Lord Dannatt opened his talk by speaking about how his army career has been played out in some of the most dangerous places in the world. He observed that in the decade since he left the army, the world has become an even more complex place with a growing need for leadership as people struggle to make sense of the challenges we are facing.

He spoke about traditional ways of understanding leadership; from looking at the qualities of a good leader (such as fitness, integrity, courage, initiative, willpower, knowledge, judgement and team spirit) to understanding the functions of leadership: Strategic, Operational and Tactical. Of these, the Operational level, which, importantly turns ideas into action, is highly significant but is also most likely to be ignored.

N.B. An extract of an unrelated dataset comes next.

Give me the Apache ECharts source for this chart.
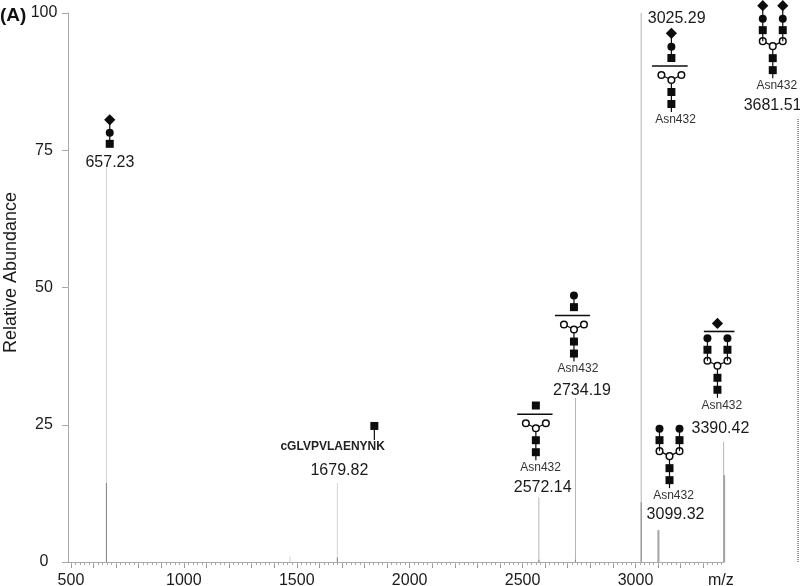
<!DOCTYPE html>
<html>
<head>
<meta charset="utf-8">
<style>html,body{margin:0;padding:0;background:#fff}#c{width:800px;height:586px}</style>
<script src="https://cdn.jsdelivr.net/npm/echarts@6/dist/echarts.min.js"></script>
</head>
<body>
<div id="c"></div>
<script>
// ---- data ----
const allMz       = [657.23, 1679.82, 2572.14, 2734.19, 3025.29, 3099.32, 3390.42];
const allTop      = [71.8, 14.4, 11.8, 29.9, 100, 5.8, 21.9];
const faintMz     = [657.23, 1679.82];
const faintTop    = [71.8, 14.4];
const plainMz     = [2572.14, 2734.19, 3025.29, 3390.42];
const plainTop    = [11.8, 29.9, 100, 21.9];
const baseMz      = [657.23, 1679.82, 2572.14, 2734.19, 3025.29];
const baseTop     = [14.4, 0.8, 0.4, 0.4, 10.9];
const thickMz     = [3099.32, 3390.42];
const thickTop    = [5.8, 15.8];
const minorMz     = [1470];
const minorTop    = [1.0];
const brokenMz    = [3681.51];
const brokenTop   = [80.9];
const peakLabels  = ['657.23','1679.82','2572.14','2734.19','3025.29','3099.32','3390.42','3681.51'];
const xTickLabels = [500, 1000, 1500, 2000, 2500, 3000];
const siteName    = 'Asn432';
const peptideName = 'cGLVPVLAENYNK';
const glycanKinds = ['linear','peptide','coreSq','coreSqCirc','coreFull','bi','biDia','biDiaDia'];

// ---- annotation layout (pixel offsets from each peak's top) ----
const layout = [
  {g:[3.3,-16],  label:[3.5,-5.5]},
  {g:[37,-43],   label:[2,-12.5], pep:[-4.7,-36]},
  {g:[-3,-37],   label:[3.8,-9.8], site:[1.7,-29.3], bar:[-18.7,16.7]},
  {g:[-1.5,-36.3], label:[6.5,-6.8], site:[2.5,-29], bar:[-19,16]},
  {g:[30.2,99],  label:[35.5,5.2], site:[34.3,107], bar:[-19.4,16.3]},
  {g:[11.6,-42], label:[17.6,-15.2], site:[15.6,-34], bar:[0,0]},
  {g:[-6.2,-44], label:[-3.2,-13.2], site:[-1.8,-36.3], bar:[-13.6,17]},
  {g:[-25.3,-39.7], label:[-25.5,-11.8], site:[-21.3,-32]}
];

const INK = '#0c0c0c';
const square = (x,y) => ({type:'rect',shape:{x:x-4,y:y-4,width:8,height:8},style:{fill:INK}});
const dot = (x,y) => ({type:'circle',shape:{cx:x,cy:y,r:4},style:{fill:INK}});
const ring = (x,y) => ({type:'circle',shape:{cx:x,cy:y,r:3.3},style:{fill:'#fff',stroke:INK,lineWidth:1.5}});
const dia = (x,y) => ({type:'polygon',shape:{points:[[x,y-5.6],[x+5.6,y],[x,y+5.6],[x-5.6,y]]},style:{fill:INK}});
const seg = (a,b,c,d,w) => ({type:'line',shape:{x1:a,y1:b,x2:c,y2:d},style:{stroke:INK,lineWidth:w||1.2}});
const txt = (s,x,y,size,weight,fill) => ({type:'text',style:{text:s,x:x,y:y,fontSize:size,fontWeight:weight||'normal',
  fontFamily:"'Liberation Sans',Arial,sans-serif",fill:fill||'#1a1a1a',align:'center',verticalAlign:'middle'}});

function core(x,y){
  return [
    seg(x,y,x,y-32), seg(x,y-32,x-10,y-37), seg(x,y-32,x+10,y-37),
    square(x,y-8), square(x,y-20), ring(x,y-32), ring(x-10,y-37), ring(x+10,y-37)
  ];
}
function arms(x,y,topDia){
  const out = [];
  [-10,10].forEach(d=>{
    out.push(seg(x+d,y-37,x+d,y-(topDia?72:59)), square(x+d,y-48), dot(x+d,y-59.5));
    if(topDia) out.push(dia(x+d,y-72.5));
  });
  return out;
}
function glycan(kind,x,y,L){
  let e = [];
  const bar = () => seg(x+L.bar[0],y-46,x+L.bar[1],y-46,1.6);
  if(kind==='linear'){
    e=[seg(x,y-8,x,y-32),square(x,y-8),dot(x,y-19),dia(x,y-32)];
  }else if(kind==='peptide'){
    e=[seg(x,y,x,y-14),square(x,y-14)];
  }else if(kind==='coreSq'){
    e=core(x,y).concat([bar(),square(x,y-54.7)]);
  }else if(kind==='coreSqCirc'){
    e=core(x,y).concat([bar(),seg(x,y-54,x,y-66),square(x,y-54.4),dot(x,y-66)]);
  }else if(kind==='coreFull'){
    e=core(x,y).concat([bar(),seg(x,y-54,x,y-79),square(x,y-54),dot(x,y-65.3),dia(x,y-78.7)]);
  }else if(kind==='bi'){
    e=core(x,y).concat(arms(x,y,false));
  }else if(kind==='biDia'){
    e=core(x,y).concat(arms(x,y,false),[seg(x+L.bar[0],y-66.3,x+L.bar[1],y-66.3,1.6),dia(x,y-74.3)]);
  }else if(kind==='biDiaDia'){
    e=core(x,y).concat(arms(x,y,true));
  }
  return e;
}
function renderAnnot(params,api){
  const i = api.value(2);
  const p = api.coord([api.value(0),api.value(1)]);
  const L = layout[i];
  const kids = glycan(glycanKinds[i],p[0]+L.g[0],p[1]+L.g[1],L);
  kids.push(txt(peakLabels[i],p[0]+L.label[0],p[1]+L.label[1],16));
  if(L.site) kids.push(txt(siteName,p[0]+L.site[0],p[1]+L.site[1],12,'normal','#333'));
  if(L.pep) kids.push(txt(peptideName,p[0]+L.pep[0],p[1]+L.pep[1],12,'bold','#222'));
  return {type:'group',children:kids};
}

const majorTicks = [], minorTicks = [];
for(let v=500;v<=3300;v+=100) majorTicks.push(v);
for(let v=500;v<=3380;v+=20) minorTicks.push(v);

const AXIS = '#a8a8a8';
const FONT = "'Liberation Sans',Arial,sans-serif";
const chart = echarts.init(document.getElementById('c'),null,{renderer:'canvas'});
const pairs = (a,b) => a.map((m,i)=>[m,b[i]]);
const stick = (name,xs,ys,color,width) => ({type:'bar',name:name,xAxisIndex:0,yAxisIndex:0,barWidth:width,barGap:'-100%',
  itemStyle:{color:color},data:pairs(xs,ys)});
chart.setOption({
  animation:false,
  backgroundColor:'#fff',
  grid:[
    {left:68,width:656,top:13,height:549,outerBoundsMode:'none',containLabel:false},
    {left:724,width:77,top:13,height:549,outerBoundsMode:'none',containLabel:false}
  ],
  xAxis:[
    {type:'value',gridIndex:0,position:'bottom',min:487,max:3392,splitLine:{show:false},
     axisLine:{lineStyle:{color:AXIS}},
     axisTick:{customValues:majorTicks,length:6,lineStyle:{color:'#999'}},
     axisLabel:{customValues:xTickLabels,margin:11,fontSize:16,fontFamily:FONT,color:'#1a1a1a',formatter:v=>String(v),hideOverlap:false}},
    {type:'value',gridIndex:0,position:'bottom',min:487,max:3392,splitLine:{show:false},
     axisLine:{show:false},
     axisTick:{customValues:minorTicks,length:3,lineStyle:{color:'#aaa'}},
     axisLabel:{show:false}},
    {type:'value',gridIndex:1,min:3392,max:3693,show:false}
  ],
  yAxis:[
    {type:'value',gridIndex:0,min:0,max:100,interval:25,splitLine:{show:false},
     name:'Relative Abundance',nameLocation:'middle',nameGap:48,
     nameTextStyle:{fontSize:18,fontFamily:FONT,color:'#1a1a1a',padding:[0,0,0,30]},
     axisLine:{show:true,lineStyle:{color:AXIS}},
     axisTick:{show:true,length:6,lineStyle:{color:AXIS}},
     axisLabel:{margin:24,align:'center',fontSize:16,fontFamily:FONT,color:'#1a1a1a'}},
    {type:'value',gridIndex:1,min:0,max:100,show:false}
  ],
  series:[
    stick('faint',faintMz,faintTop,'#d4d4d4',1),
    stick('plain',plainMz,plainTop,'#b4b4b4',1),
    stick('base',baseMz,baseTop,'#858585',1),
    stick('thick',thickMz,thickTop,'#a4a4a4',2),
    stick('minor',minorMz,minorTop,'#cfcfcf',1),
    {type:'line',name:'broken',xAxisIndex:2,yAxisIndex:1,symbol:'none',
     lineStyle:{color:'#333',width:1,type:[1,1]},
     data:[[brokenMz[0],0],[brokenMz[0],brokenTop[0]]]},
    {type:'custom',xAxisIndex:0,yAxisIndex:0,renderItem:renderAnnot,data:allMz.map((m,i)=>[m,allTop[i],i]),silent:true,z:5},
    {type:'custom',xAxisIndex:2,yAxisIndex:1,renderItem:renderAnnot,data:[[brokenMz[0],brokenTop[0],7]],silent:true,z:5}
  ],
  graphic:[
    {type:'text',left:0,top:6,style:{text:'(A)',fontSize:19,fontWeight:'bold',fontFamily:FONT,fill:'#111'}},
    {type:'text',left:708,top:573,style:{text:'m/z',fontSize:16,fontFamily:FONT,fill:'#1a1a1a'}}
  ]
});
</script>
</body>
</html>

He went on to speak about the core values taught in the army and asked whether a moral baseline was itself enough. Was there not also a spiritual dimension to this? Citing his experience under fire in Belfast, Lord Dannatt asked where the leader goes to provide strength when individuals under their command are stretched beyond their physical and psychological limits. He said that for him, there was one obvious role model and that was the person of Christ. The motto of Sandhurst is ‘Serve to Lead’ and Christ was the best example of that maxim. When Christ washed his disciples’ feet, he was earning the right to lead them. He would not ask of others anything that he would not do himself, and his style of leadership was to say, quite simply, ‘follow me’. This is key, since the flip side of leadership is followership and the real trick of being a successful leader is to persuade people out of their own free choice to follow, out of confidence that the direction of travel is right and that the objective is worth the cost along the way.

In the army, asking people to risk their lives is part of the job and Lord Dannatt said that he thinks there is very much an obligation on a leader to introduce a spiritual dimension into his or her leadership as part of the preparation for potentially life challenging operations. This was also true of leadership in civilian life, especially in the context of the pandemic when many people are considering their own mortality

In conclusion, Lord Dannatt said that what really gives the leader authority comes down to their character, for this defines the person and answers the question if this is someone who can be trusted; do they really have legitimate interests at heart or is this simply a self-seeker or someone purely interested in the bottom line? These are all judgements for the subordinates, for the employees, the followers, the voters to make; their judgements ultimately define the success or failure of the enterprise.

Following the talk, there was a lively question and answer session. Our grateful thanks to Lord Dannatt for sharing his personal reflections in such an interesting and challenging way.